実はこの新しい客車はタルゴ型といって車両と車両の間に車輪が付いている構造で、カーブに合わせて編成全体がくねくねと動くようになっていたので、そんな名前になりました。
ちょうど路線の真ん中付近にすれ違い線もありましたのでこの2本の列車が行き交うようになりました。
ところで大正15(1926)年に外畑~大峰ダム間の汽船が開業し、「宇治川ライン」と名付けてから琵琶湖~宇治間は観光ルートとして次第に人気が出てきました。
時代とともに乗り物は変わりますが、もっとも多彩な昭和30年頃は次のような乗り物で宇治川ラインが構成されました。
浜大津~石山寺~南郷 汽船またはバス
南郷~外畑 バス
外畑~大峰ダム 汽船
大峰ダム(堰堤)~天ヶ瀬 おとぎ電車
天ヶ瀬~塔の島(平等院) バスまたはプロペラ船
このように多様な乗り物を楽しみながら琵琶湖から宇治まで抜けることができ、連絡切符も発売されるなど、力の入れようがわかります。
なお、プロペラ船というのは水中のスクリューではなく船尾に大きなプロペラを回して風の力で航行するものでこれも人気でしたが、先の昭和28年の台風水害で宇治川の流路が変わって航行できなくなるなどして実質は4か月しか運航されませんでした。
結局、船は琵琶湖に移されてしまい、宇治では復活しませんでした。
そんな中、経済成長とともに電力需要もどんどん増え、先の大峰ダム→志津川発電所のような小さな水力発電は非効率となり、宇治川においてもより大きな水力発電が計画されることになりました。
そこで建設されたのが天ヶ瀬ダムです。
それだけ多くの水を貯え、水位が上がるわけですから天ヶ瀬ダムの上流側にあったおとぎ電車の線路や大峰ダムは新たに水没することになり、おとぎ電車は昭和35(1960)年5月末日、わずか10年あまりで惜しまれながら廃止となっていったのです。
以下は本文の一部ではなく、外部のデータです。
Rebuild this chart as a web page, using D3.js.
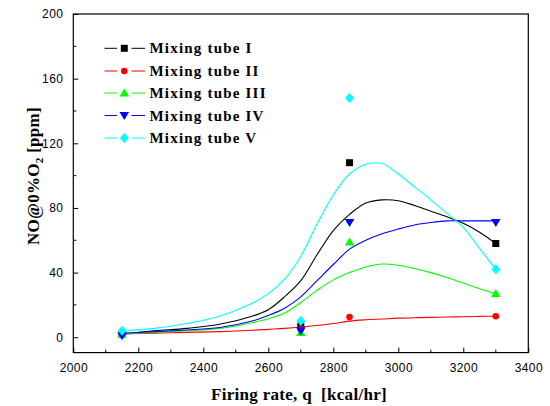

その間、ピーク時には1日28往復 約6000人を運び、年間16万人の利用者があったそうですから大したものです。
旧山陰線の線路跡を活用した嵯峨野観光鉄道(トロッコ列車)は今も人気を集めていますが、その大先輩が宇治のおとぎ電車だったのです。
(2020.12)
たのしい「おとぎ電車」
「コト、コト、ピイッピイー」と汽笛をならし、トンネルを抜け、鉄橋を渡って、お友達の楽しい夢をのせる可愛い「お伽電車」が山峡の美しい景色を縫いながら走ってゐます。この「お伽電車」は米国ウエスチングハウス製の電気機関車に柿色の装飾も美しい七輌連結、宇治川渓谷に汽笛のこだまを響かせながら時速15キロで堰堤から志津川発電所まで延々3.6粁を走る日本一の「お伽電車」です。
大人でも乗れますから御家族連れでどうぞ・・・・。